STATED PROBLEM: The material below should be written out in full and exactly; pictures stay out of the copy.

INFORMATION SHOWN:
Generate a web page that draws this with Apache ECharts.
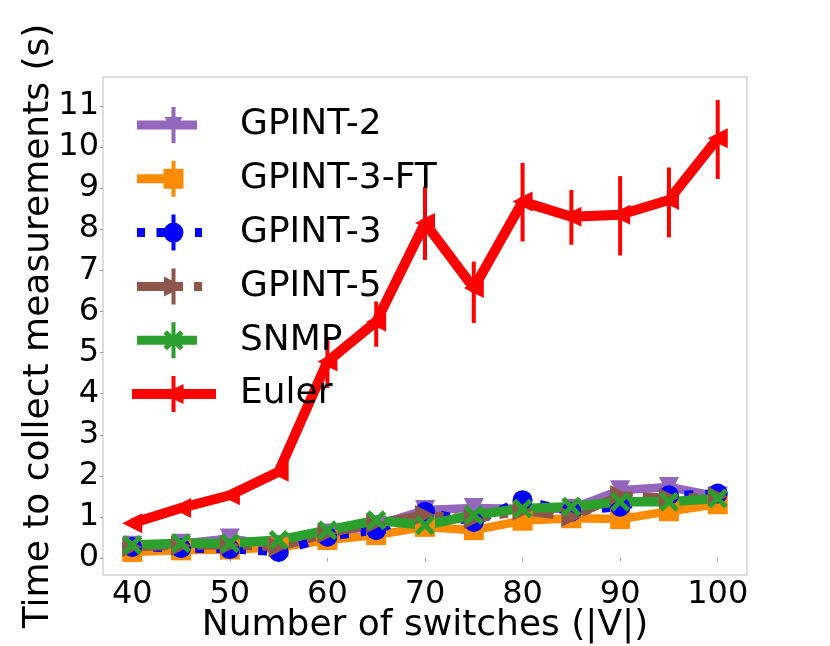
<!DOCTYPE html>
<html>
<head>
    <meta charset="utf-8">
    <title>Time to collect measurements</title>
    <script src="https://cdn.jsdelivr.net/npm/echarts@6/dist/echarts.min.js"></script>
    <style>
        html, body { margin: 0; padding: 0; background: #fff; }
        #chart { width: 830px; height: 646px; }
    </style>
</head>
<body>
<div id="chart"></div>
<script>
    // number of switches
    var switches = [40, 45, 50, 55, 60, 65, 70, 75, 80, 85, 90, 95, 100];

    // mean time (s) per approach
    var gpint2   = [0.30, 0.35, 0.48, 0.29, 0.60, 0.80, 1.17, 1.22, 1.20, 1.20, 1.65, 1.73, 1.50];
    var gpint3ft = [0.15, 0.19, 0.21, 0.26, 0.44, 0.56, 0.76, 0.68, 0.91, 0.97, 0.95, 1.14, 1.31];
    var gpint3   = [0.27, 0.24, 0.22, 0.15, 0.52, 0.68, 1.13, 0.88, 1.41, 1.13, 1.25, 1.53, 1.57];
    var gpint5   = [0.27, 0.30, 0.32, 0.27, 0.60, 0.85, 1.05, 0.95, 1.15, 1.00, 1.53, 1.46, 1.50];
    var snmp     = [0.32, 0.36, 0.36, 0.44, 0.68, 0.92, 0.80, 1.05, 1.21, 1.25, 1.37, 1.37, 1.45];
    var euler    = [0.85, 1.22, 1.53, 2.10, 4.78, 5.75, 8.15, 6.57, 8.67, 8.30, 8.35, 8.71, 10.21];

    // Euler error bar ends
    var eulerLow  = [0.80, 1.17, 1.47, 2.03, 4.14, 5.14, 7.25, 5.72, 7.70, 7.62, 7.36, 7.80, 9.22];
    var eulerHigh = [0.90, 1.27, 1.59, 2.17, 5.30, 6.24, 9.03, 7.21, 9.61, 8.95, 9.29, 9.50, 11.14];

    var FONT = 'DejaVu Sans';

    // filled "X" marker
    var X_MARK = 'path://M0,3.5L3.5,0L10,6.5L16.5,0L20,3.5L13.5,10L20,16.5L16.5,20L10,13.5L3.5,20L0,16.5L6.5,10Z';

    // legend handles: thick line + marker + thin vertical error bar (box 84x36)
    var BOX = 'M0,0 M84,36 ';
    var BAR = 'M39.5,0H43.5V36H39.5Z ';
    var ICONS = {
        'GPINT-2': BOX + 'M5,13.5H65V22.5H5Z ' + BAR + 'M32.5,10H50.5L41.5,26Z',
        'GPINT-3-FT': BOX + 'M5,13.5H40V22.5H5Z ' + BAR + 'M31.5,8H51.5V28H31.5Z',
        'GPINT-3': BOX + 'M5,13.5H13V22.5H5Z M24.5,13.5H33V22.5H24.5Z M63,13.5H70V22.5H63Z ' + BAR +
            'M31.5,18A10,10 0 1,1 51.5,18A10,10 0 1,1 31.5,18Z',
        'GPINT-5': BOX + 'M5,13.5H51V22.5H5Z M62,13.5H70V22.5H62Z ' + BAR + 'M32,8L51.5,18L32,28Z',
        'SNMP': BOX + 'M5,13.5H65V22.5H5Z ' + BAR +
            'M31.5,11.5L35,8L41.5,14.5L48,8L51.5,11.5L45,18L51.5,24.5L48,28L41.5,21.5L35,28L31.5,24.5L38,18Z',
        'Euler': BOX + 'M0,13H84V23H0Z ' + BAR + 'M51.5,8V28L31.5,18Z'
    };

    function pairs(ys) {
        var out = [];
        for (var i = 0; i < switches.length; i++) {
            out.push([switches[i], ys[i]]);
        }
        return out;
    }

    var errData = [];
    for (var i = 0; i < switches.length; i++) {
        errData.push([switches[i], eulerLow[i], eulerHigh[i]]);
    }

    function lineSeries(name, ys, color, symbol, rotate, width, dash) {
        return {
            name: name,
            type: 'line',
            data: pairs(ys),
            symbol: symbol,
            symbolSize: 20,
            symbolRotate: rotate,
            showAllSymbol: true,
            itemStyle: {color: color, borderWidth: 0},
            lineStyle: {color: color, width: width, type: dash, cap: 'butt', join: 'round'},
            emphasis: {disabled: true}
        };
    }

    var names = ['GPINT-2', 'GPINT-3-FT', 'GPINT-3', 'GPINT-5', 'SNMP', 'Euler'];
    var legendData = [];
    for (var k = 0; k < names.length; k++) {
        legendData.push({name: names[k], icon: 'path://' + ICONS[names[k]]});
    }

    var chart = echarts.init(document.getElementById('chart'));
    chart.setOption({
        animation: false,
        backgroundColor: '#fff',
        textStyle: {fontFamily: FONT},
        grid: {
            left: 103, right: 83, top: 77, bottom: 71,
            outerBoundsMode: 'none',
            containLabel: false,
            show: true, borderColor: '#bdbdbd', borderWidth: 1,
            backgroundColor: 'transparent'
        },
        legend: {
            data: legendData,
            orient: 'vertical',
            left: 132,
            top: 107,
            padding: 0,
            itemWidth: 84,
            itemHeight: 36,
            itemGap: 17.8,
            selectedMode: false,
            itemStyle: {borderWidth: 0},
            textStyle: {
                fontFamily: FONT, fontSize: 36, color: '#000',
                lineHeight: 36, padding: [0, 0, 0, 19]
            }
        },
        xAxis: {
            type: 'value',
            min: 37, max: 103,
            minInterval: 10, maxInterval: 10,
            name: 'Number of switches (|V|)',
            nameLocation: 'middle',
            nameGap: 33,
            nameMoveOverlap: false,
            nameTextStyle: {fontFamily: FONT, fontSize: 36, color: '#000'},
            axisLine: {show: false},
            axisTick: {show: true, length: 3, lineStyle: {color: '#999'}},
            splitLine: {show: false},
            axisLabel: {
                fontFamily: FONT, fontSize: 32, color: '#000', margin: 4,
                showMinLabel: false, showMaxLabel: false,
                formatter: function (v) { return v % 10 === 0 ? String(v) : ''; }
            }
        },
        yAxis: {
            type: 'value',
            min: -0.41, max: 11.7,
            minInterval: 1, maxInterval: 1,
            name: 'Time to collect measurements (s)',
            nameLocation: 'middle',
            nameGap: 46,
            nameMoveOverlap: false,
            nameTextStyle: {fontFamily: FONT, fontSize: 36, color: '#000'},
            axisLine: {show: false},
            axisTick: {show: true, length: 3, lineStyle: {color: '#999'}},
            splitLine: {show: false},
            axisLabel: {
                fontFamily: FONT, fontSize: 32, color: '#000', margin: 4,
                showMinLabel: false, showMaxLabel: false,
                formatter: function (v) { return Math.abs(v - Math.round(v)) < 1e-6 ? String(Math.round(v)) : ''; }
            }
        },
        series: [
            lineSeries('GPINT-2', gpint2, '#9467bd', 'triangle', 180, 8.5, 'solid'),
            lineSeries('GPINT-3-FT', gpint3ft, '#ff8c00', 'rect', 0, 8.5, 'solid'),
            lineSeries('GPINT-3', gpint3, '#0000ff', 'circle', 0, 8.5, [9, 12]),
            lineSeries('GPINT-5', gpint5, '#8c564b', 'triangle', -90, 8.5, [36, 10, 9, 10]),
            lineSeries('SNMP', snmp, '#2ca02c', X_MARK, 0, 9.5, 'solid'),
            {
                name: 'Euler-err',
                type: 'custom',
                data: errData,
                encode: {x: 0, y: [1, 2]},
                renderItem: function (params, api) {
                    var lo = api.coord([api.value(0), api.value(1)]);
                    var hi = api.coord([api.value(0), api.value(2)]);
                    return {
                        type: 'line',
                        shape: {x1: lo[0], y1: lo[1], x2: hi[0], y2: hi[1]},
                        style: {stroke: '#ff0000', lineWidth: 4}
                    };
                },
                silent: true
            },
            lineSeries('Euler', euler, '#ff0000', 'triangle', 90, 10, 'solid')
        ]
    });
</script>
</body>
</html>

WRITTEN RESPONSE:
Generate a web page that draws this with Apache ECharts.
<!DOCTYPE html>
<html>
<head>
    <meta charset="utf-8">
    <title>Time to collect measurements</title>
    <script src="https://cdn.jsdelivr.net/npm/echarts@6/dist/echarts.min.js"></script>
    <style>
        html, body { margin: 0; padding: 0; background: #fff; }
        #chart { width: 830px; height: 646px; }
    </style>
</head>
<body>
<div id="chart"></div>
<script>
    // number of switches
    var switches = [40, 45, 50, 55, 60, 65, 70, 75, 80, 85, 90, 95, 100];

    // mean time (s) per approach
    var gpint2   = [0.30, 0.35, 0.48, 0.29, 0.60, 0.80, 1.17, 1.22, 1.20, 1.20, 1.65, 1.73, 1.50];
    var gpint3ft = [0.15, 0.19, 0.21, 0.26, 0.44, 0.56, 0.76, 0.68, 0.91, 0.97, 0.95, 1.14, 1.31];
    var gpint3   = [0.27, 0.24, 0.22, 0.15, 0.52, 0.68, 1.13, 0.88, 1.41, 1.13, 1.25, 1.53, 1.57];
    var gpint5   = [0.27, 0.30, 0.32, 0.27, 0.60, 0.85, 1.05, 0.95, 1.15, 1.00, 1.53, 1.46, 1.50];
    var snmp     = [0.32, 0.36, 0.36, 0.44, 0.68, 0.92, 0.80, 1.05, 1.21, 1.25, 1.37, 1.37, 1.45];
    var euler    = [0.85, 1.22, 1.53, 2.10, 4.78, 5.75, 8.15, 6.57, 8.67, 8.30, 8.35, 8.71, 10.21];

    // Euler error bar ends
    var eulerLow  = [0.80, 1.17, 1.47, 2.03, 4.14, 5.14, 7.25, 5.72, 7.70, 7.62, 7.36, 7.80, 9.22];
    var eulerHigh = [0.90, 1.27, 1.59, 2.17, 5.30, 6.24, 9.03, 7.21, 9.61, 8.95, 9.29, 9.50, 11.14];

    var FONT = 'DejaVu Sans';

    // filled "X" marker
    var X_MARK = 'path://M0,3.5L3.5,0L10,6.5L16.5,0L20,3.5L13.5,10L20,16.5L16.5,20L10,13.5L3.5,20L0,16.5L6.5,10Z';

    // legend handles: thick line + marker + thin vertical error bar (box 84x36)
    var BOX = 'M0,0 M84,36 ';
    var BAR = 'M39.5,0H43.5V36H39.5Z ';
    var ICONS = {
        'GPINT-2': BOX + 'M5,13.5H65V22.5H5Z ' + BAR + 'M32.5,10H50.5L41.5,26Z',
        'GPINT-3-FT': BOX + 'M5,13.5H40V22.5H5Z ' + BAR + 'M31.5,8H51.5V28H31.5Z',
        'GPINT-3': BOX + 'M5,13.5H13V22.5H5Z M24.5,13.5H33V22.5H24.5Z M63,13.5H70V22.5H63Z ' + BAR +
            'M31.5,18A10,10 0 1,1 51.5,18A10,10 0 1,1 31.5,18Z',
        'GPINT-5': BOX + 'M5,13.5H51V22.5H5Z M62,13.5H70V22.5H62Z ' + BAR + 'M32,8L51.5,18L32,28Z',
        'SNMP': BOX + 'M5,13.5H65V22.5H5Z ' + BAR +
            'M31.5,11.5L35,8L41.5,14.5L48,8L51.5,11.5L45,18L51.5,24.5L48,28L41.5,21.5L35,28L31.5,24.5L38,18Z',
        'Euler': BOX + 'M0,13H84V23H0Z ' + BAR + 'M51.5,8V28L31.5,18Z'
    };

    function pairs(ys) {
        var out = [];
        for (var i = 0; i < switches.length; i++) {
            out.push([switches[i], ys[i]]);
        }
        return out;
    }

    var errData = [];
    for (var i = 0; i < switches.length; i++) {
        errData.push([switches[i], eulerLow[i], eulerHigh[i]]);
    }

    function lineSeries(name, ys, color, symbol, rotate, width, dash) {
        return {
            name: name,
            type: 'line',
            data: pairs(ys),
            symbol: symbol,
            symbolSize: 20,
            symbolRotate: rotate,
            showAllSymbol: true,
            itemStyle: {color: color, borderWidth: 0},
            lineStyle: {color: color, width: width, type: dash, cap: 'butt', join: 'round'},
            emphasis: {disabled: true}
        };
    }

    var names = ['GPINT-2', 'GPINT-3-FT', 'GPINT-3', 'GPINT-5', 'SNMP', 'Euler'];
    var legendData = [];
    for (var k = 0; k < names.length; k++) {
        legendData.push({name: names[k], icon: 'path://' + ICONS[names[k]]});
    }

    var chart = echarts.init(document.getElementById('chart'));
    chart.setOption({
        animation: false,
        backgroundColor: '#fff',
        textStyle: {fontFamily: FONT},
        grid: {
            left: 103, right: 83, top: 77, bottom: 71,
            outerBoundsMode: 'none',
            containLabel: false,
            show: true, borderColor: '#bdbdbd', borderWidth: 1,
            backgroundColor: 'transparent'
        },
        legend: {
            data: legendData,
            orient: 'vertical',
            left: 132,
            top: 107,
            padding: 0,
            itemWidth: 84,
            itemHeight: 36,
            itemGap: 17.8,
            selectedMode: false,
            itemStyle: {borderWidth: 0},
            textStyle: {
                fontFamily: FONT, fontSize: 36, color: '#000',
                lineHeight: 36, padding: [0, 0, 0, 19]
            }
        },
        xAxis: {
            type: 'value',
            min: 37, max: 103,
            minInterval: 10, maxInterval: 10,
            name: 'Number of switches (|V|)',
            nameLocation: 'middle',
            nameGap: 33,
            nameMoveOverlap: false,
            nameTextStyle: {fontFamily: FONT, fontSize: 36, color: '#000'},
            axisLine: {show: false},
            axisTick: {show: true, length: 3, lineStyle: {color: '#999'}},
            splitLine: {show: false},
            axisLabel: {
                fontFamily: FONT, fontSize: 32, color: '#000', margin: 4,
                showMinLabel: false, showMaxLabel: false,
                formatter: function (v) { return v % 10 === 0 ? String(v) : ''; }
            }
        },
        yAxis: {
            type: 'value',
            min: -0.41, max: 11.7,
            minInterval: 1, maxInterval: 1,
            name: 'Time to collect measurements (s)',
            nameLocation: 'middle',
            nameGap: 46,
            nameMoveOverlap: false,
            nameTextStyle: {fontFamily: FONT, fontSize: 36, color: '#000'},
            axisLine: {show: false},
            axisTick: {show: true, length: 3, lineStyle: {color: '#999'}},
            splitLine: {show: false},
            axisLabel: {
                fontFamily: FONT, fontSize: 32, color: '#000', margin: 4,
                showMinLabel: false, showMaxLabel: false,
                formatter: function (v) { return Math.abs(v - Math.round(v)) < 1e-6 ? String(Math.round(v)) : ''; }
            }
        },
        series: [
            lineSeries('GPINT-2', gpint2, '#9467bd', 'triangle', 180, 8.5, 'solid'),
            lineSeries('GPINT-3-FT', gpint3ft, '#ff8c00', 'rect', 0, 8.5, 'solid'),
            lineSeries('GPINT-3', gpint3, '#0000ff', 'circle', 0, 8.5, [9, 12]),
            lineSeries('GPINT-5', gpint5, '#8c564b', 'triangle', -90, 8.5, [36, 10, 9, 10]),
            lineSeries('SNMP', snmp, '#2ca02c', X_MARK, 0, 9.5, 'solid'),
            {
                name: 'Euler-err',
                type: 'custom',
                data: errData,
                encode: {x: 0, y: [1, 2]},
                renderItem: function (params, api) {
                    var lo = api.coord([api.value(0), api.value(1)]);
                    var hi = api.coord([api.value(0), api.value(2)]);
                    return {
                        type: 'line',
                        shape: {x1: lo[0], y1: lo[1], x2: hi[0], y2: hi[1]},
                        style: {stroke: '#ff0000', lineWidth: 4}
                    };
                },
                silent: true
            },
            lineSeries('Euler', euler, '#ff0000', 'triangle', 90, 10, 'solid')
        ]
    });
</script>
</body>
</html>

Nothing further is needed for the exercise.